Villettes dispose un processo per i capi della rivolta: 24 o 25
furono ritenuti colpevoli e condannati a morte. Le esecuzioni dei
condannati si tennero sul piazzale delle parate di Floriana, alla
presenza dei restanti uomini del Froberg Regiment ora agli arresti. I
primi quindici condannati furono suddivisi in tre gruppi di cinque:
ogni gruppo fu impiccato ad opera del gruppo successivo, con l'ultimo
gruppo giustiziato per fucilazione insieme ai restanti condannati.
Alcuni dei giustiziati non morirono immediatamente, e furono quindi
finiti venendo lanciati oltre i bastioni del forte.
Il capo della rivolta Caro Mitro e il
suo compagno Nicola d'Anastasi erano i due ribelli che riuscirono
inizialmente a fuggire, ma furono catturati il 25 o il 26 aprile da
soldati maltesi nei pressi del villaggio di Baħar iċ-Ċagħaq;
entrambi furono immediatamente impiccati e i loro colpi sepolti in
una trincea sotto i Bastioni della Salnitriera.
Una commissione d'inchiesta
sull'ammutinamento fu istituita tra il 20 e il 22 aprile, e le sue
indagini portarono ben presto alla luce i dubbi metodi di
reclutamento adottati per formare il reggimento. Gli ufficiali
investigatori ordinarono l'immediato scioglimento del Froberg
Regiment nel giugno 1807: circa 350 uomini furono congedati e
rimpatriati nelle loro regioni d'origine nei Balcani, mentre chi ebbe
espresso il desiderio di rimanere in servizio fu riassegnato ad altri
reggimenti stranieri dell'esercito britannico come il Roll's
Regiment, gli Chasseurs Britanniques e il De Watteville's Regiment.
Il governo maltese fece pubblicare anche un rapporto di otto pagine
sull'ammutinamento, dal titolo Rapporto di quanto è accaduto nel
Forte Ricasoli dalli 4 fino alli 11 d'Aprile 1807 e opera
probabilmente dello scrittore Vittorio Barzoni.

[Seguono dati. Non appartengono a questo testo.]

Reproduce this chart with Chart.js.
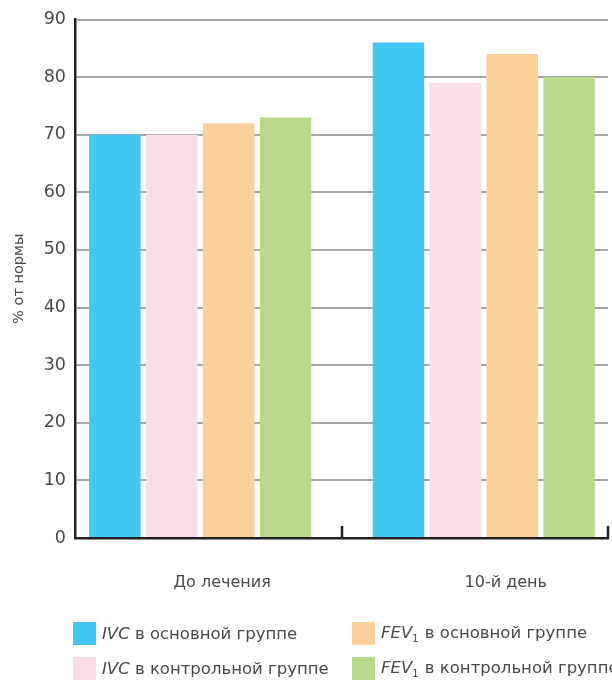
<!DOCTYPE html>
<html>
<head>
<meta charset="utf-8">
<script src="https://cdn.jsdelivr.net/npm/chart.js@4/dist/chart.umd.min.js"></script>
<style>
  html, body { margin: 0; padding: 0; background: #fff; overflow: hidden; }
  #wrap { position: relative; width: 612px; height: 681px; }
  #c { position: absolute; left: 0; top: 0; }
  .item { position: absolute; display: flex; align-items: center; white-space: nowrap;
          font-family: "DejaVu Sans", sans-serif; font-size: 16.5px; color: #4a4a4a; }
  .sw { width: 23px; height: 23px; margin-right: 6px; flex: none; }
  .item sub { font-size: 10px; vertical-align: -4px; margin-right: 1px; }
</style>
</head>
<body>
<div id="wrap">
  <canvas id="c" width="612" height="681"></canvas>
  <div id="legend"></div>
</div>
<script>
// Spirometry indices, % of normal, before treatment and on day 10
const categories = ['До лечения', '10-й день'];
const ivcMain    = [70, 86];
const ivcControl = [70, 79];
const fevMain    = [72, 84];
const fevControl = [73, 80];
const seriesNames = ['IVC в основной группе', 'IVC в контрольной группе',
                     'FEV1 в основной группе', 'FEV1 в контрольной группе'];
const seriesColors = ['#42C7F3', '#F9DDE8', '#FBD19B', '#B9DA8A'];
const yMin = 0, yMax = 90, yStep = 10;
const axisTitle = '% от нормы';

const seriesValues = [ivcMain, ivcControl, fevMain, fevControl];
const catIndex = categories.map((_, i) => i);

const datasets = seriesValues.map((vals, s) => ({
  label: seriesNames[s],
  data: vals.map((v, i) => ({ x: catIndex[i], y: v })),
  backgroundColor: seriesColors[s],
  borderWidth: 0,
  categoryPercentage: 0.8025,
  barPercentage: 0.905
}));

// short upward ticks on the category axis at group boundaries and at its end
const boundaryTicks = {
  id: 'boundaryTicks',
  afterDatasetsDraw(chart) {
    const { ctx, chartArea, scales: { x } } = chart;
    const marks = [];
    for (let i = 0; i < catIndex.length - 1; i++) {
      marks.push(x.getPixelForValue((catIndex[i] + catIndex[i + 1]) / 2));
    }
    marks.push(chartArea.right);
    ctx.save();
    ctx.strokeStyle = '#222';
    ctx.lineWidth = 2.5;
    marks.forEach(px => {
      ctx.beginPath();
      ctx.moveTo(px, chartArea.bottom + 1);
      ctx.lineTo(px, chartArea.bottom - 12);
      ctx.stroke();
    });
    ctx.restore();
  }
};

new Chart(document.getElementById('c'), {
  type: 'bar',
  data: { datasets },
  plugins: [boundaryTicks],
  options: {
    responsive: false,
    devicePixelRatio: 1,
    animation: false,
    layout: { padding: { top: 18, right: 4, left: 0, bottom: 0 } },
    plugins: { legend: { display: false }, tooltip: { enabled: false } },
    scales: {
      x: {
        type: 'linear',
        offset: false,
        min: -0.4415,
        max: 1.438,
        afterFit(s) { s.height = 143; },
        afterBuildTicks(s) { s.ticks = catIndex.map(v => ({ value: v })); },
        grid: { display: false, offset: false },
        border: { display: true, color: '#222', width: 2.5 },
        ticks: {
          autoSkip: false,
          maxRotation: 0,
          padding: 27,
          labelOffset: 22,
          color: '#4a4a4a',
          font: { family: 'DejaVu Sans', size: 16 },
          callback: v => categories[v]
        }
      },
      y: {
        min: yMin,
        max: yMax,
        afterFit(s) { s.width = 75; },
        ticks: {
          stepSize: yStep,
          padding: 9,
          color: '#4a4a4a',
          font: { family: 'DejaVu Sans', size: 17.5 }
        },
        grid: {
          drawTicks: false,
          lineWidth: 2,
          color: ctx => (ctx.tick && ctx.tick.value === yMin) ? 'rgba(0,0,0,0)' : '#a6a6a6'
        },
        border: { display: true, color: '#222', width: 2.5 },
        title: {
          display: true,
          text: axisTitle,
          color: '#4a4a4a',
          font: { family: 'DejaVu Sans', size: 14.5 },
          padding: { top: 11, bottom: 0 }
        }
      }
    }
  }
});

// two-column legend: swatch + name, first word italic, trailing index digit as subscript
const legendSlots = [
  { left: 73,  top: 622 },
  { left: 73,  top: 657 },
  { left: 352, top: 622 },
  { left: 352, top: 657 }
];
const legend = document.getElementById('legend');
seriesNames.forEach((name, s) => {
  const item = document.createElement('div');
  item.className = 'item';
  item.style.left = legendSlots[s].left + 'px';
  item.style.top = legendSlots[s].top + 'px';
  const sw = document.createElement('span');
  sw.className = 'sw';
  sw.style.background = seriesColors[s];
  item.appendChild(sw);
  const sp = name.indexOf(' ');
  const first = name.slice(0, sp);
  const rest = name.slice(sp);
  const m = first.match(/^(\D+)(\d*)$/);
  const label = document.createElement('span');
  const it = document.createElement('i');
  it.textContent = m[1];
  label.appendChild(it);
  if (m[2]) {
    const sub = document.createElement('sub');
    sub.textContent = m[2];
    label.appendChild(sub);
  }
  label.appendChild(document.createTextNode(rest));
  item.appendChild(label);
  legend.appendChild(item);
});
</script>
</body>
</html>
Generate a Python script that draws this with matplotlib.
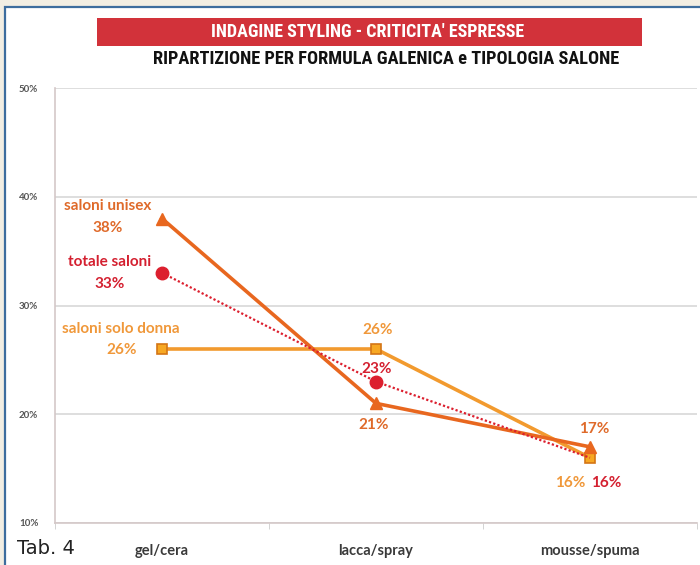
import matplotlib
matplotlib.use("Agg")
import matplotlib.pyplot as plt
from matplotlib.patches import Rectangle

categories = ["gel/cera", "lacca/spray", "mousse/spuma"]
unisex = [38, 21, 17]
totale = [33, 23, 16]
donna = [26, 26, 16]
yticks = [10, 20, 30, 40, 50]
ytick_labels = ["10%", "20%", "30%", "40%", "50%"]

TITLE_FONT = ["Roboto Condensed", "Liberation Sans Narrow", "DejaVu Sans"]
BODY_FONT = ["Lato", "DejaVu Sans"]
plt.rcParams["font.family"] = BODY_FONT

W, H = 700, 565
fig = plt.figure(figsize=(W / 100, H / 100), dpi=100)
fig.patch.set_facecolor("#f2eee3")

def fx(px):
    return px / W

def fy(py):
    return 1 - py / H

# white panel with blue border
fig.patches.append(Rectangle((fx(5), -0.01), 1 - fx(5) + 0.01, fy(7) + 0.01, transform=fig.transFigure,
                             facecolor="white", edgecolor="#3d6d9e", linewidth=1.6, zorder=-2))
# red banner
fig.patches.append(Rectangle((fx(97), fy(46)), fx(642) - fx(97), fy(18) - fy(46),
                             transform=fig.transFigure, facecolor="#d2323a", edgecolor="none", zorder=-1))
fig.text(fx(368), fy(32), "INDAGINE STYLING - CRITICITA' ESPRESSE", color="white",
         fontsize=13, fontweight="bold", ha="center", va="center", family=TITLE_FONT)
fig.text(fx(386), fy(59), "RIPARTIZIONE PER FORMULA GALENICA e TIPOLOGIA SALONE", color="#111111",
         fontsize=13.2, fontweight="bold", ha="center", va="center", family=TITLE_FONT)
fig.text(fx(17), fy(549), "Tab. 4", color="#222222", fontsize=14, ha="left", va="center",
         family=["DejaVu Sans"])

ax = fig.add_axes([fx(55), fy(523), fx(697) - fx(55), fy(88) - fy(523)])
ax.set_facecolor("white")
ax.set_xlim(-0.5, 2.5)
ax.set_ylim(10, 50)
ax.set_yticks(yticks)
ax.set_yticklabels(ytick_labels, fontsize=7, fontweight="bold", color="#555555")
ax.set_xticks(range(len(categories)))
ax.set_xticklabels(categories, fontsize=10.5, fontweight="bold", color="#3a3a3a")
ax.tick_params(axis="y", length=0, pad=12)
ax.tick_params(axis="x", length=0, pad=15)
ax.set_xticks([-0.5, 0.5, 1.5, 2.5], minor=True)
ax.tick_params(axis="x", which="minor", length=4, color="#cccccc", direction="out")
ax.grid(axis="y", color="#d8d8d8", linewidth=1.2)
ax.set_axisbelow(True)
for s in ["top", "right"]:
    ax.spines[s].set_visible(False)
for s in ["left", "bottom"]:
    ax.spines[s].set_color("#d4c8c8")
    ax.spines[s].set_linewidth(1.2)

x = list(range(len(categories)))
c_unisex = "#e8671f"
c_totale = "#dc1f2e"
c_donna = "#f29a2e"

ax.plot(x, donna, color=c_donna, linewidth=2.6, marker="s", markersize=7,
        markerfacecolor="#f7a823", markeredgecolor="#d47515", markeredgewidth=1.2, zorder=3)
ax.plot(x, unisex, color=c_unisex, linewidth=2.6, marker="^", markersize=8,
        markerfacecolor=c_unisex, markeredgecolor=c_unisex, zorder=4)
ax.plot(x, totale, color=c_totale, linewidth=1.6, linestyle=(0, (1, 1)), marker="o", markersize=9,
        markerfacecolor=c_totale, markeredgecolor=c_totale, markevery=[0, 1], zorder=5)

lbl_unisex = "#df6a2a"
lbl_totale = "#d42030"
lbl_donna = "#f0983a"

def ann(txt, xv, yv, dx, dy, color, size=11):
    ax.annotate(txt, (xv, yv), xytext=(dx, -dy), textcoords="offset pixels",
                ha="center", va="center", fontsize=size, fontweight="bold", color=color,
                annotation_clip=False)

ann("saloni unisex", 0, unisex[0], -54, -12, lbl_unisex)
ann("38%", 0, unisex[0], -54, 10, lbl_unisex)
ann("totale saloni", 0, totale[0], -52, -11, lbl_totale)
ann("33%", 0, totale[0], -52, 11, lbl_totale)
ann("saloni solo donna", 0, donna[0], -41, -20, lbl_donna)
ann("26%", 0, donna[0], -40, 1, lbl_donna)
ann("26%", 1, donna[1], 2, -19, lbl_donna)
ann("23%", 1, totale[1], 1, -13, lbl_totale)
ann("21%", 1, unisex[1], -2, 22, lbl_unisex)
ann("17%", 2, unisex[2], 4, -18, lbl_unisex)
ann("16%", 2, donna[2], -20, 25, lbl_donna)
ann("16%", 2, totale[2], 16, 25, lbl_totale)

fig.savefig("out.png", dpi=100, facecolor=fig.get_facecolor())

Gustave de Montjoie, il "conte
Froberg", si trovava a Costantinopoli al momento
dell'ammutinamento: venuto a conoscenza che i suoi dubbi metodi di
reclutamento erano stati posti sotto inchiesta dalle autorità
britanniche lasciò immediatamente la città, ma stando al racconto
di Neale fu catturato da un gruppo di cosacchi in un remoto villaggio
e da questi ucciso.
Il Forte Ricasoli subì gravi danni per
l'esplosione del deposito delle munizioni: il St. Dominic
Demi-Bastion riportò gravi danni e non fu mai riportato al suo stato
originale, mentre i costi di riparazione delle restanti
fortificazioni superarono le 4.500 sterline dell'epoca.